═══ DATA BLOCK

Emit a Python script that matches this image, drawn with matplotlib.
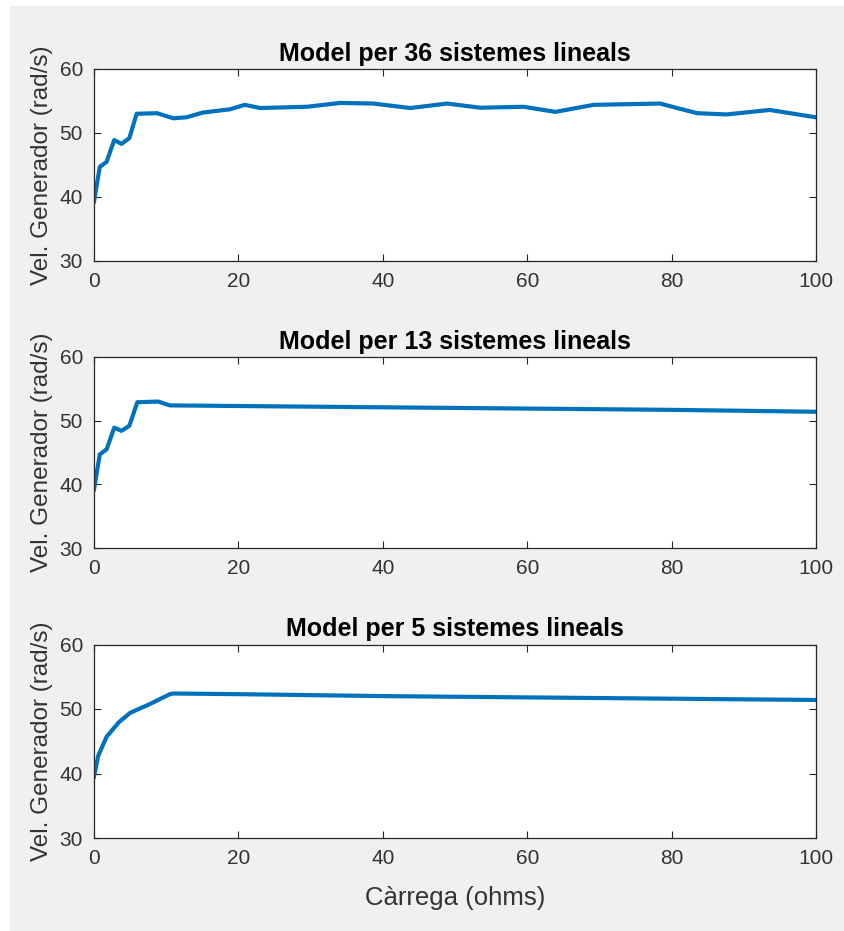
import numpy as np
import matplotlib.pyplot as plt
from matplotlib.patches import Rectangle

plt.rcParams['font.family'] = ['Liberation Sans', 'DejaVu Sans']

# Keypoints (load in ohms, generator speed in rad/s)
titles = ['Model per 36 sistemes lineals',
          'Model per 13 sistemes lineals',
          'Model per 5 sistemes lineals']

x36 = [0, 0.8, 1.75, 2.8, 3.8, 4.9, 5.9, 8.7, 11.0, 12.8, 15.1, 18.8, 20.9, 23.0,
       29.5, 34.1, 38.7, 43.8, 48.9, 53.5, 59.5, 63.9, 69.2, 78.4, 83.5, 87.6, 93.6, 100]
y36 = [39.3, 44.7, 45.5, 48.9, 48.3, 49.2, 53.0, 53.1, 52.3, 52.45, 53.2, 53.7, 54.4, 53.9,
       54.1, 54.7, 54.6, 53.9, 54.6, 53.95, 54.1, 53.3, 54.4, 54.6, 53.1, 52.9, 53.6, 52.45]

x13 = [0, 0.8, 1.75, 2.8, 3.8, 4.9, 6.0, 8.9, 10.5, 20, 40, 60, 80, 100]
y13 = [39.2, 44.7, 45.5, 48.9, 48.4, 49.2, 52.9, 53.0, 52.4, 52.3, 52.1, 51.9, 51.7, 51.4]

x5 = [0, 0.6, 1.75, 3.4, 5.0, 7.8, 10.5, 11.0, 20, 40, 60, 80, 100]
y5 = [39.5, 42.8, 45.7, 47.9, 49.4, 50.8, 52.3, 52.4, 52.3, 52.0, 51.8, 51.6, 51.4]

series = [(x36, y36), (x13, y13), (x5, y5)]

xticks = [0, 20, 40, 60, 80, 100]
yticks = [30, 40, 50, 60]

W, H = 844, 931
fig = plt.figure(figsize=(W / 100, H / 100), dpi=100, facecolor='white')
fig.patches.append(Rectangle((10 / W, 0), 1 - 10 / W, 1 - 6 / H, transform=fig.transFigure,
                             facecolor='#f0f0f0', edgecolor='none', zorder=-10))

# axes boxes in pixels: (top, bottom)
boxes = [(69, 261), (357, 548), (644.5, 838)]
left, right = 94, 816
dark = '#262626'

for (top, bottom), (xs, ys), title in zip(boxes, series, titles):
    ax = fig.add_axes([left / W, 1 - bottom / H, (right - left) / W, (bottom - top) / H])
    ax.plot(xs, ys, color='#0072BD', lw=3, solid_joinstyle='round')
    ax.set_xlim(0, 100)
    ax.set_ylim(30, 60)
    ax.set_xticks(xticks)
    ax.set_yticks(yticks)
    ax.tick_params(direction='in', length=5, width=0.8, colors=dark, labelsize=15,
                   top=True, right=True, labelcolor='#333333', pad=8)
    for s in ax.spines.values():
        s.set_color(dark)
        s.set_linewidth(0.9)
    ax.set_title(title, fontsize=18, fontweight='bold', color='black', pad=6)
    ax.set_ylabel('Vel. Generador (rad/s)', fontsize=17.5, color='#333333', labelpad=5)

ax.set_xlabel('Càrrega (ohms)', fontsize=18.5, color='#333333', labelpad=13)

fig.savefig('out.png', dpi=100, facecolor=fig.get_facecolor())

══════

STATED EXERCISE -
Set down again, exactly, the lines of the material above from its first line to the one with "51.9, 51.7, 51.4]", inclusive. Leave the pictures out.

RESULT -
Emit a Python script that matches this image, drawn with matplotlib.
import numpy as np
import matplotlib.pyplot as plt
from matplotlib.patches import Rectangle

plt.rcParams['font.family'] = ['Liberation Sans', 'DejaVu Sans']

# Keypoints (load in ohms, generator speed in rad/s)
titles = ['Model per 36 sistemes lineals',
          'Model per 13 sistemes lineals',
          'Model per 5 sistemes lineals']

x36 = [0, 0.8, 1.75, 2.8, 3.8, 4.9, 5.9, 8.7, 11.0, 12.8, 15.1, 18.8, 20.9, 23.0,
       29.5, 34.1, 38.7, 43.8, 48.9, 53.5, 59.5, 63.9, 69.2, 78.4, 83.5, 87.6, 93.6, 100]
y36 = [39.3, 44.7, 45.5, 48.9, 48.3, 49.2, 53.0, 53.1, 52.3, 52.45, 53.2, 53.7, 54.4, 53.9,
       54.1, 54.7, 54.6, 53.9, 54.6, 53.95, 54.1, 53.3, 54.4, 54.6, 53.1, 52.9, 53.6, 52.45]

x13 = [0, 0.8, 1.75, 2.8, 3.8, 4.9, 6.0, 8.9, 10.5, 20, 40, 60, 80, 100]
y13 = [39.2, 44.7, 45.5, 48.9, 48.4, 49.2, 52.9, 53.0, 52.4, 52.3, 52.1, 51.9, 51.7, 51.4]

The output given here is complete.